Sim, gente, pode haver vida inteligente nas redes sociais, o que nos pareceria improvável, na média, até pelo volume de estupidezes e idiotices que circulam por esse instrumento fantástico, criado para unir, mas que tem, majoritariamente, separado iguais e diferentes.

Recentemente, vi uma entrevista de uma jovem bióloga, Mari Krüger, de 28 anos, que se dedica a esclarecer alguns dos muitos pontos de crenças e ignorâncias que nós acumulamos no dia a dia. Por óbvio, estas fazem muito mal e podem - devem - ser evitadas. 

Por exemplo: o uso prolongado do celular quando exercemos uma inevitável e saudável atividade ao assento do vaso sanitário, o que pode nos trazer como consequência as terríveis e dolorosas hemorroidas.

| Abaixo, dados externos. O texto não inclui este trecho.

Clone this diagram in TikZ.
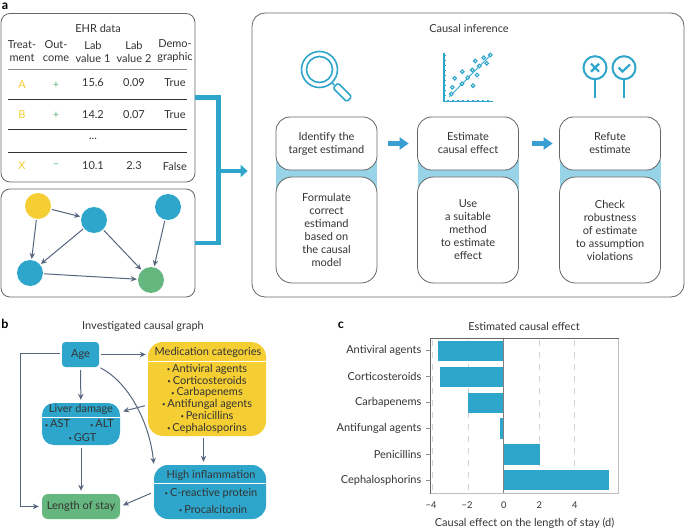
\documentclass[tikz,border=0pt]{standalone}
\usepackage{fontspec}
\setmainfont{Lato}
\usetikzlibrary{arrows.meta,positioning}
\definecolor{ink}{HTML}{333333}
\definecolor{rim}{HTML}{666666}
\definecolor{teal_blue}{HTML}{2EA6CB}
\definecolor{sun}{HTML}{F5CE33}
\definecolor{leaf}{HTML}{65B77F}
\definecolor{pale}{HTML}{97D4E8}
\definecolor{navy}{HTML}{56667F}
\definecolor{pointer}{HTML}{3A9ED2}
\newcommand{\itm}{\raisebox{.15ex}{\scalebox{.55}{•}}\,}
\tikzset{
  panel/.style={draw=rim, line width=.8pt, fill=white, rounded corners=9pt, inner sep=0pt},
  stagebox/.style={panel, rounded corners=14pt, minimum width=101pt, align=center},
  ball/.style={circle, inner sep=0pt, minimum size=26pt},
  flow/.style={-{Stealth[length=6pt,width=5.5pt]}, navy, line width=1pt},
  bridge/.style={teal_blue, line width=4.5pt},
  hop/.style={-{Triangle[length=9pt,width=12pt]}, pointer, line width=4.5pt},
  block/.style={inner sep=0pt, rounded corners=12pt},
  cell/.style={inner sep=0pt},
  divider/.style={white, line width=1pt},
  icon/.style={teal_blue, line width=1.6pt},
  dot/.style={icon, fill=white, line width=1.1pt},
  bar/.style={fill=teal_blue},
  gridmark/.style={draw=black!18, line width=.9pt, dash pattern=on 6pt off 6pt},
  tickmark/.style={draw=black!45, line width=.7pt},
  tag/.style={inner sep=0pt, font=\fontsize{12.5}{13}\bfseries\selectfont, text=black}
}
\begin{document}
\begin{tikzpicture}[x=1pt, y=-1pt, text=ink, every node/.append style={font=\fontsize{11}{13}\selectfont}]
   \useasboundingbox (0,0) rectangle (685,529);

   % panel a, data on the left
   \node[tag] (tag_a) at (5,6.5) {a};
   \node[panel, minimum width=194pt, minimum height=168.5pt] (table) at (98,97.75) {};
   \node[panel, minimum width=194pt, minimum height=108pt] (graph) at (98,243) {};

   \node[cell] (ehr_title) at (98,28) {EHR data};
   \node[cell, align=center] (col_treat) at (22,51.5) {Treat-\\ment};
   \node[cell, align=center] (col_out) at (56,51.5) {Out-\\come};
   \node[cell, align=center] (col_lab_a) at (93,51.5) {Lab\\value 1};
   \node[cell, align=center] (col_lab_b) at (134,51.5) {Lab\\value 2};
   \node[cell, align=center] (col_demo) at (175,51.5) {Demo-\\graphic};
   \draw[black!45, line width=1pt] (8,70) -- (187,70);
   \draw[ink, line width=.7pt] (8,99.5) -- (187,99.5);
   \draw[ink, line width=.7pt] (8,129.5) -- (187,129.5);
   \draw[ink, line width=.7pt] (8,152.5) -- (187,152.5);

   \node[cell, text=sun] (a_treat) at (22,85) {A};
   \node[cell, text=leaf] (a_out) at (56,85) {+};
   \node[cell] (a_lab_a) at (93,83) {15.6};
   \node[cell] (a_lab_b) at (134,83) {0.09};
   \node[cell] (a_demo) at (175,83) {True};
   \node[cell, text=sun] (b_treat) at (22,115) {B};
   \node[cell, text=leaf] (b_out) at (56,115) {+};
   \node[cell] (b_lab_a) at (93,115) {14.2};
   \node[cell] (b_lab_b) at (134,115) {0.07};
   \node[cell] (b_demo) at (175,115) {True};
   \node[cell] (gap_row) at (93,139) {...};
   \node[cell, text=sun] (x_treat) at (22,166) {X};
   \node[cell, text=leaf] (x_out) at (56,166) {–};
   \node[cell] (x_lab_a) at (93,166) {10.1};
   \node[cell] (x_lab_b) at (134,166) {2.3};
   \node[cell] (x_demo) at (175,166) {False};

   % small graph
   \node[ball, fill=sun] (ball_top) at (38,206) {};
   \node[ball, fill=teal_blue] (ball_mid) at (94,220) {};
   \node[ball, fill=teal_blue] (ball_right) at (168,207) {};
   \node[ball, fill=teal_blue] (ball_left) at (30,273) {};
   \node[ball, fill=leaf] (ball_end) at (151,280) {};
   \path[flow, shorten <=1pt, shorten >=1pt]
    (ball_top) edge (ball_mid)
    (ball_top) edge (ball_left)
    (ball_mid) edge (ball_left)
    (ball_mid) edge (ball_end)
    (ball_right) edge (ball_end)
    (ball_left) edge (ball_end);

   % panel a, causal inference
   \node[panel, rounded corners=13pt, minimum width=432pt, minimum height=284pt] (inference) at (468,155) {};
   \node[cell] (inference_title) at (469,28) {Causal inference};

   \fill[pale] (276,160) rectangle (377,192);
   \fill[pale] (417.5,160) rectangle (518.5,192);
   \fill[pale] (559.5,160) rectangle (660.5,192);

   \node[stagebox, minimum height=53pt] (identify) at (326.5,143.5) {Identify the\\target estimand};
   \node[stagebox, minimum height=106pt, rounded corners=16pt] (formulate) at (326.5,230) {Formulate\\correct\\estimand\\based on\\the causal\\model};
   \node[stagebox, minimum height=53pt] (estimate) at (468,143.5) {Estimate\\causal effect};
   \node[stagebox, minimum height=106pt, rounded corners=16pt] (method) at (468,230) {Use\\a suitable\\method\\to estimate\\effect};
   \node[stagebox, minimum height=53pt] (refute) at (610,143.5) {Refute\\estimate};
   \node[stagebox, minimum height=106pt, rounded corners=16pt] (robust) at (610,230) {Check\\robustness\\of estimate\\to assumption\\violations};

   \draw[hop, shorten <=11pt, shorten >=8.5pt] (identify) -- (estimate);
   \draw[hop, shorten <=13pt, shorten >=6.5pt] (estimate) -- (refute);

   % joining bracket
   \coordinate (join) at (218.5,171);
   \draw[bridge] (table.east) -| (join);
   \draw[bridge] (graph.east) -| (join);
   \draw[bridge, -{Triangle[length=7pt,width=12pt]}, shorten >=4pt] (join) -- (join -| inference.west);

   % magnifier
   \draw[icon] (319.5,69.5) circle (18pt);
   \draw[icon] (319.5,69.5) circle (13pt);
   \draw[icon] (331.5,82) -- (334,85);
   \draw[icon, rounded corners=1.5pt] (333,88) -- (338,83) -- (351.7,96.7) -- (346.7,101.7) -- cycle;

   % scatter chart
   \draw[icon] (443.7,53) -- (443.7,101.5) -- (492.5,101.5);
   \draw[icon, line width=.9pt] (449.3,96.7) -- (491.7,54);
   \draw[icon, line width=.8pt, dash pattern=on 1.5pt off 3.5pt] (445,55) -- (445,100);
   \draw[icon, line width=.8pt, dash pattern=on 1.5pt off 3.5pt] (447,100.3) -- (492,100.3);
   \draw[dot] (451.3,94) circle (1.8pt);
   \draw[dot] (452.3,87.3) circle (1.8pt);
   \draw[dot] (454.7,78.3) circle (1.8pt);
   \draw[dot] (462.3,71.7) circle (1.8pt);
   \draw[dot] (462,83.7) circle (1.8pt);
   \draw[dot] (467.7,77.7) circle (1.8pt);
   \draw[dot] (472.3,70) circle (1.8pt);
   \draw[dot] (477,75) circle (1.8pt);
   \draw[dot] (473,85.7) circle (1.8pt);
   \draw[dot] (475.3,61) circle (1.8pt);
   \draw[dot] (479.3,66) circle (1.8pt);
   \draw[dot] (486.7,63.3) circle (1.8pt);
   \draw[dot] (483.7,57.7) circle (1.8pt);
   \draw[dot] (490.3,55) circle (1.8pt);

   % refute pins
   \draw[icon, line width=2pt] (595,67.7) circle (11.5pt);
   \draw[icon, line width=2pt] (595,79.2) -- (595,98.3);
   \draw[icon, line width=2.2pt] (591,63.7) -- (599,71.7);
   \draw[icon, line width=2.2pt] (599,63.7) -- (591,71.7);
   \draw[icon, line width=2pt] (624,67.7) circle (11.5pt);
   \draw[icon, line width=2pt] (624,79.2) -- (624,98.3);
   \draw[icon, line width=2.2pt] (618.5,67.5) -- (622.5,71.5) -- (630,64.5);

   % panel b
   \node[tag] (tag_b) at (5,324) {b};
   \node[cell] (graph_title) at (143,326) {Investigated causal graph};

   \node[block, fill=teal_blue, rounded corners=3.5pt, minimum width=37pt, minimum height=25pt] (age) at (80.5,354.5) {Age};
   \node[block, fill=sun, rounded corners=15pt, minimum width=118pt, minimum height=94pt] (medication) at (207,389) {};
   \node[block, fill=teal_blue, minimum width=78pt, minimum height=42pt] (liver) at (81,424) {};
   \node[block, fill=leaf, rounded corners=6pt, minimum width=78pt, minimum height=25pt] (length) at (81,506.5) {Length of stay};
   \node[block, fill=teal_blue, rounded corners=14pt, minimum width=112pt, minimum height=54pt] (high) at (210,492) {};

   \draw[divider] (medication.west |- 0,361) -- (medication.east |- 0,361);
   \draw[divider] (liver.west |- 0,417) -- (liver.east |- 0,417);
   \draw[divider] (high.west |- 0,483.5) -- (high.east |- 0,483.5);

   \node[cell] (medication_title) at (208,352) {Medication categories};
   \node[cell, align=center, font=\fontsize{11}{11.8}\selectfont] (medication_list) at (207,398.7) {\itm Antiviral agents\\\itm Corticosteroids\\\itm Carbapenems\\\itm Antifungal agents\\\itm Penicillins\\\itm Cephalosporins};
   \node[cell] (liver_title) at (81,409.5) {Liver damage};
   \node[cell] (liver_ast) at (57.5,424) {\itm AST};
   \node[cell] (liver_alt) at (102,424) {\itm ALT};
   \node[cell] (liver_ggt) at (82.5,437.5) {\itm GGT};
   \node[cell] (high_title) at (211,475) {High inflammation};
   \node[cell] (high_crp) at (211,493) {\itm C-reactive protein};
   \node[cell] (high_pct) at (213,509) {\itm Procalcitonin};

   \draw[flow, shorten <=2pt, shorten >=2pt] (age.east) -- (age.east -| medication.west);
   \draw[flow, shorten <=3pt, shorten >=3pt] (age) -- (liver);
   \draw[flow, shorten <=3pt, shorten >=3pt] (liver) -- (length);
   \draw[flow, shorten <=2pt, shorten >=3pt] (medication.south -| 203.5,0) -- (high.north -| 203.5,0);
   \draw[flow, shorten <=3pt, shorten >=3pt] (high.west) -- (length.east);
   \draw[flow, shorten <=3pt, shorten >=3pt] ([yshift=-16pt]medication.west) -- (liver.east |- 0,412);
   \draw[flow, shorten <=2pt, shorten >=3pt] ([yshift=1.5pt]age.west) -- (20.5,353) |- (length.west);
   \draw[flow, shorten <=1.5pt, shorten >=1pt] (age.south east) .. controls (130,383) and (150,425) .. (high.north west);

   % panel c
   \node[tag] (tag_c) at (341,325) {c};
   \node[cell] (plot_title) at (524,326) {Estimated causal effect};
   \node[cell] (plot_axis) at (524.5,523) {Causal effect on the length of stay (d)};

   \draw[gridmark] (432.7,340) -- (432.7,492);
   \draw[gridmark] (468.2,340) -- (468.2,492);
   \draw[gridmark] (539.2,340) -- (539.2,492);
   \draw[gridmark] (574.7,340) -- (574.7,492);

   \fill[bar] (438.3,341) rectangle (503.7,361.3);
   \fill[bar] (439.7,367) rectangle (503.7,387);
   \fill[bar] (468,392.7) rectangle (503.7,413);
   \fill[bar] (500.3,418.3) rectangle (503.7,439);
   \fill[bar] (503.7,444) rectangle (539.5,464.5);
   \fill[bar] (503.7,469.7) rectangle (609.3,490);
   \draw[black!50, line width=.8pt] (503.7,339) -- (503.7,493);
   \draw[rim, line width=.8pt] (430.5,338.5) rectangle (618,493);
   \draw[black!25, line width=.8pt] (618.8,339) -- (618.8,493.7) -- (431,493.7);

   \draw[tickmark] (426,350.7) -- (430.5,350.7);
   \draw[tickmark] (426,376.7) -- (430.5,376.7);
   \draw[tickmark] (426,402.7) -- (430.5,402.7);
   \draw[tickmark] (426,428.7) -- (430.5,428.7);
   \draw[tickmark] (426,454.3) -- (430.5,454.3);
   \draw[tickmark] (426,480) -- (430.5,480);

   \node[cell, anchor=east] (label_antiviral) at (421.5,350.5) {Antiviral agents};
   \node[cell, anchor=east] (label_cortico) at (421.5,376.5) {Corticosteroids};
   \node[cell, anchor=east] (label_carba) at (421.5,402) {Carbapenems};
   \node[cell, anchor=east] (label_antifungal) at (421.5,428) {Antifungal agents};
   \node[cell, anchor=east] (label_penicillins) at (421.5,454) {Penicillins};
   \node[cell, anchor=east] (label_cepha) at (421.5,480) {Cephalosphorins};

   \node[cell, font=\fontsize{9.3}{10}\selectfont] (tick_m4) at (431,505) {−4};
   \node[cell, font=\fontsize{9.3}{10}\selectfont] (tick_m2) at (467,505) {−2};
   \node[cell, font=\fontsize{9.3}{10}\selectfont] (tick_0) at (503.7,505) {0};
   \node[cell, font=\fontsize{9.3}{10}\selectfont] (tick_2) at (539.2,505) {2};
   \node[cell, font=\fontsize{9.3}{10}\selectfont] (tick_4) at (574.7,505) {4};
\end{tikzpicture}
\end{document}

É a ciência aplicada ao nosso mais banal cotidiano, o que, infelizmente, “não se aprende no colégio” (ainda).

A jovem e simpática divulgadora da ciência é o resultado não previsto, este benéfico, da pandemia, que trouxe muita gente boa a público, que não teria espaço na mídia tradicional e que ainda seguiu adiante e levou luz para o território sombrio dos famosos vazios. Ela, creiam, tem 1,2 milhão de seguidores no Instagram e 820 mil no TikTok.  Assim, faz o bem sem olhar a quem. 

Mas Mari Krüger se mostra esperta o suficiente para passar suas mensagens elucidativas sem que sofra as sentenças do tribunal da internet: evita, por exemplo, entrar nas bolas divididas em áreas que muitas pessoas, inclusive intelectualmente bem formadas, encontram motivos de crença, a exemplo da homeopatia – “é a mãe das pseudociências” – e da psicanálise (com toda reverência a Freud).

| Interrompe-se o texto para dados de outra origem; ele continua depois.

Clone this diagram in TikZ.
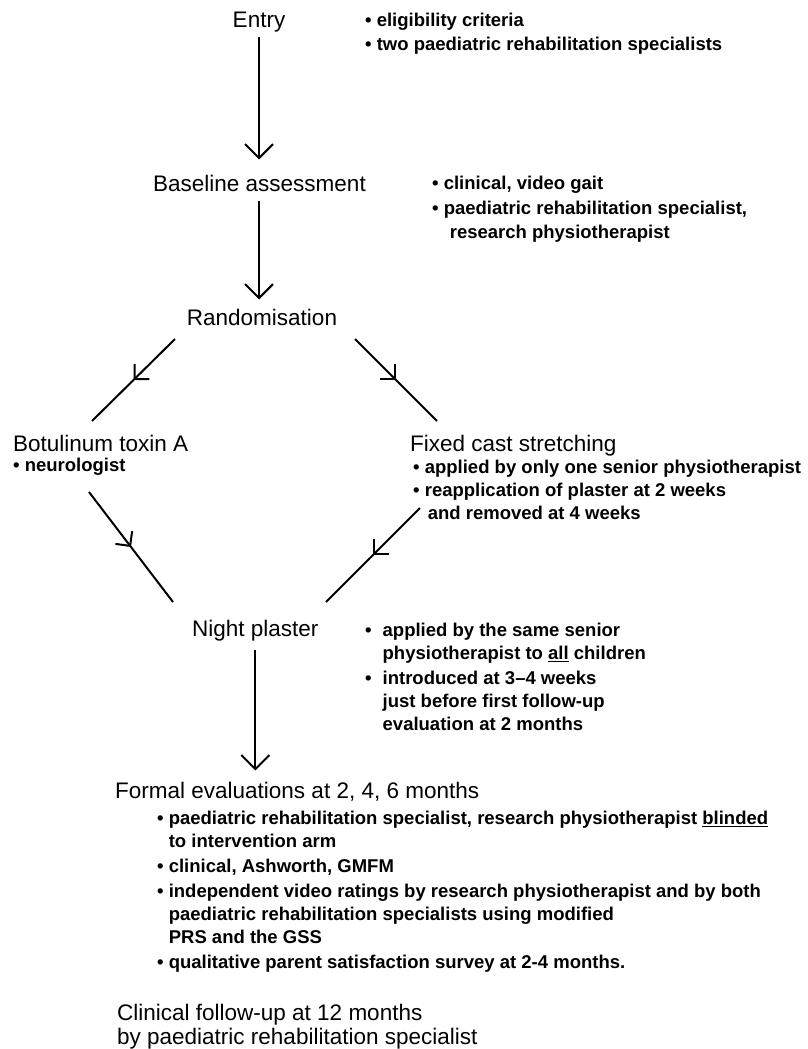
\documentclass[tikz,border=0pt]{standalone}
\usepackage{fontspec}
\setmainfont{Liberation Sans}
\usetikzlibrary{arrows.meta,decorations.markings}
\begin{document}
\begin{tikzpicture}[x=1pt,y=-1pt,
  lab/.style={font=\fontsize{22.5}{23.5}\selectfont, inner sep=0pt, align=left},
  blist/.style={font=\fontsize{18.5}{23}\selectfont\bfseries, inner sep=0pt, align=left, anchor=base west},
  conn/.style={line width=2pt},
  varrow/.style={conn, -{Straight Barb[length=14pt,width=28pt]}},
  midarrow/.style={conn, postaction={decorate},
    decoration={markings, mark=at position 0.5 with {\arrow{Straight Barb[length=10.5pt,width=21pt]}}}}]
\fill[white] (0,0) rectangle (807,1049);
\useasboundingbox (0,0) rectangle (807,1049);

% main labels (multi-line nodes: base = baseline of last line)
\node[lab, anchor=base] (entry) at (259,28) {Entry};
\node[lab, anchor=base west] (base) at (153,191) {Baseline assessment};
\node[lab, anchor=base] (rand) at (262,325) {Randomisation};
\node[lab, anchor=base west] (bot) at (13,451) {Botulinum toxin A};
\node[lab, anchor=base west] (fix) at (410,451) {Fixed cast stretching};
\node[lab, anchor=base west] (night) at (192,636) {Night plaster};
\node[lab, anchor=base west] (formal) at (115,798) {Formal evaluations at 2, 4, 6 months};
\node[lab, anchor=base west] (clin) at (117,1044) {Clinical follow-up at 12 months\\ by paediatric rehabilitation specialist};

% bullet lists
\node[blist] (entryb) at (365,51) {• eligibility criteria\\[1.5pt] • two paediatric rehabilitation specialists};
\node[blist] (baseb) at (432,238.5) {• clinical, video gait\\[2pt] • paediatric rehabilitation specialist,\\[1pt] \hphantom{• }\hspace*{6pt}research physiotherapist};
\node[blist] (botb) at (13,471.5) {• neurologist};
\node[blist] (fixb) at (413,519.5) {• applied by only one senior physiotherapist\\ • reapplication of plaster at 2 weeks\\ \hphantom{• }\hspace*{3pt}and removed at 4 weeks};
\node[blist] (nightb) at (365,730.5) {•\hspace*{11pt}applied by the same senior\\ \hphantom{•}\hspace*{11pt}physiotherapist to \underline{all} children\\[2pt] •\hspace*{11pt}introduced at 3--4 weeks\\ \hphantom{•}\hspace*{11pt}just before first follow-up\\ \hphantom{•}\hspace*{11pt}evaluation at 2 months};
\node[blist] (formalb) at (157,968.5) {• paediatric rehabilitation specialist, research physiotherapist \underline{blinded}\\ \hphantom{• }to intervention arm\\[2pt] • clinical, Ashworth, GMFM\\[2pt] • independent video ratings by research physiotherapist and by both\\ \hphantom{• }paediatric rehabilitation specialists using modified\\ \hphantom{• }PRS and the GSS\\[2pt] • qualitative parent satisfaction survey at 2-4 months.};

% vertical connectors
\draw[varrow, shorten <=4pt, shorten >=15pt] (entry.south) -- (entry.south |- base.north);
\draw[varrow, shorten <=10pt, shorten >=9pt] (entry.south |- base.south) -- (entry.south |- rand.north);
\draw[varrow, shorten <=9pt, shorten >=11pt] (night.south) -- (night.south |- formal.north);

% diagonal connectors
\coordinate (d1a) at (175,339);
\coordinate (d1b) at (92,421);
\coordinate (d2a) at (355,339);
\coordinate (d2b) at (437,421);
\coordinate (d3a) at (89,492);
\coordinate (d3b) at (173,602);
\coordinate (d4a) at (420,508);
\coordinate (d4b) at (326,602);
\draw[midarrow] (d1a) -- (d1b);
\draw[midarrow] (d2a) -- (d2b);
\draw[midarrow] (d3a) -- (d3b);
\draw[midarrow] (d4a) -- (d4b);
\end{tikzpicture}
\end{document}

Já a conhecida microbiologista e professora da Universidade de Colúmbia (EUA) Natalia Pasternak, também presidente do Instituto de Questão de Ciência, foi mais além e resolveu peitar a turma das duas áreas – e não apenas estas – com valentia e disposição para um embate ruidoso, sem tréguas, e ainda em curso.

Ela lançou em agosto de 2023, em parceria com o jornalista Carlos Ossi (marido dela), o divertido e esclarecedor Que bobagem!, atacando sem pena e sem medo as chamadas pseudociências, entre as quais ela inclui as duas já citadas, ao lado da acupuntura, paranormalidades , antroposofia, curas energéticas,  medicina tradicional chinesa e até simples bobagens como astrologia. Em dose única, ataca o que considera o mal geral.

Claro: como boa cientista, vem apanhando de muitos lados, mas não muda de lado e continua a provocar novas e boas discussões sobre temas que a maioria de nós ignora, tantas vezes por pura preguiça, mas que se tornam facilmente compreensíveis nos textos cheios de conhecimento e humor da admirável dupla. 

O cientista e polemista Richard Dawkins, responsável por uma das mais ricas obras de divulgação científica, já nos alertou para os embates entre cientistas, que não poupam adjetivos nada cordiais aos seus “inimigos” – de ideias, mas que também descambam para o lado pessoal. Afinal, eles são tão humanos e vulneráveis quanto nós, as pessoas comuns.

Mesmo parecendo elegante, ele “atirou” contra seu maior rival, a quem nunca negou respeito e admiração, dizendo que ele fazia “ciência poética”. Não, gente, ele não estava elogiando o também biólogo Stephen Jay Gould, de quem discordou na essência da interpretação de um dos pilares da Evolução. 

Ainda que sem tomar partido, não seria o caso mesmo, leio os dois – Dawkins e Gould –, até pelos ensinamentos do cientista inglês, que se mantém vivo (Gould morreu em 2002). Afinal, foi num de seus livros, O capelão do diabo, em que li pela primeira vez que não devemos nos curvar ao argumento da autoridade, mas à autoridade do argumento.

O ensinamento está numa carta que ele escreveu a sua filha Juliet, quando ela completou dez anos de idade. É um belo e poético ensaio sobre a importância da ciência em nossas vidas, destacando a necessidade de questionar a tradição e valorizar as evidências que devem nortear o conhecimento científico.

Repito: para a vida, certo?

Ao fim e ao cabo, ficamos assim: a ciência sempre será o território da dúvida, da busca, do questionamento que não acaba nunca, um delicioso caminho de descobertas jamais definitivas. Quem busca apenas certezas há de seguir para outros territórios, ao gosto do freguês, que escolha também em que doses.